Science Fiction Is An Important Driver of Radical Technological Innovation
Most of What We See Today Were 'Obviously' Impossible At Some Point In The Past
Science fiction has always served as a powerful blueprint, planting ambitious ideas in the minds of inventors and entrepreneurs who later make them real.
The flip phones and video calls of Star Trek helped inspire the smartphone era. Arthur C. Clarke described satellite communications long before they existed. Voice assistants echo the talking computers of classic tales.
These stories didn’t just predict the future—they made it feel achievable and worth the effort to build. That same dynamic is playing out today at unprecedented scale. Visionary projects once dismissed as fantasy are now attracting serious capital and engineering talent.
SpaceX’s extraordinary valuation (more than 100x revenue, and loss-making) reflects investor conviction that reusable rockets and multi-planetary ambitions can move from sci-fi trope to operational reality. Across NASDAQ-listed companies, similar transformations are underway. Various companies are developing humanoid robots and autonomous vehicles that bring classic robot and self-driving narratives to life. Rocket Lab is making small-satellite launches routine and affordable, steadily expanding humanity’s reach into orbit. Artificial-intelligence leaders are building systems that increasingly resemble the intelligent machines once confined to novels.

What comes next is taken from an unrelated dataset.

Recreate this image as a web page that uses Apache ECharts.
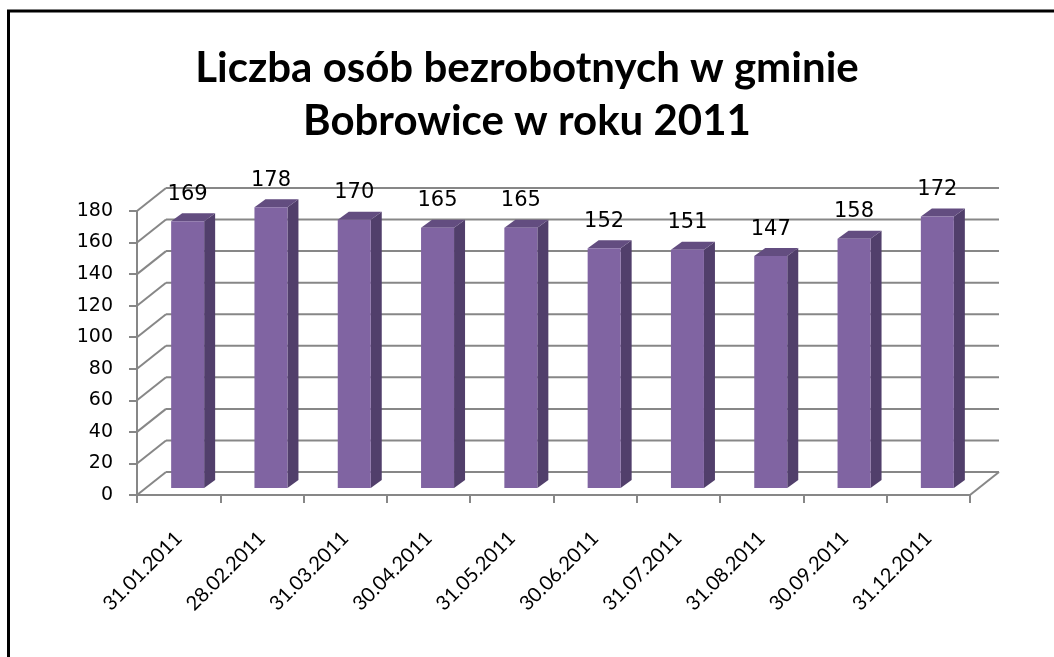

However, turning speculative concepts into working hardware requires billions in sustained investment. High valuations signal strong belief in long-term payoffs, yet they also embed real risks—technical delays, regulatory hurdles, and the possibility that timelines stretch further than hoped. Capital markets continue to fund the frontier because history shows that Science fiction does more than entertain or forecast.
The fictional stories we geek about today are quietly directing the engineering, funding, and policy decisions that will define the world of tomorrow.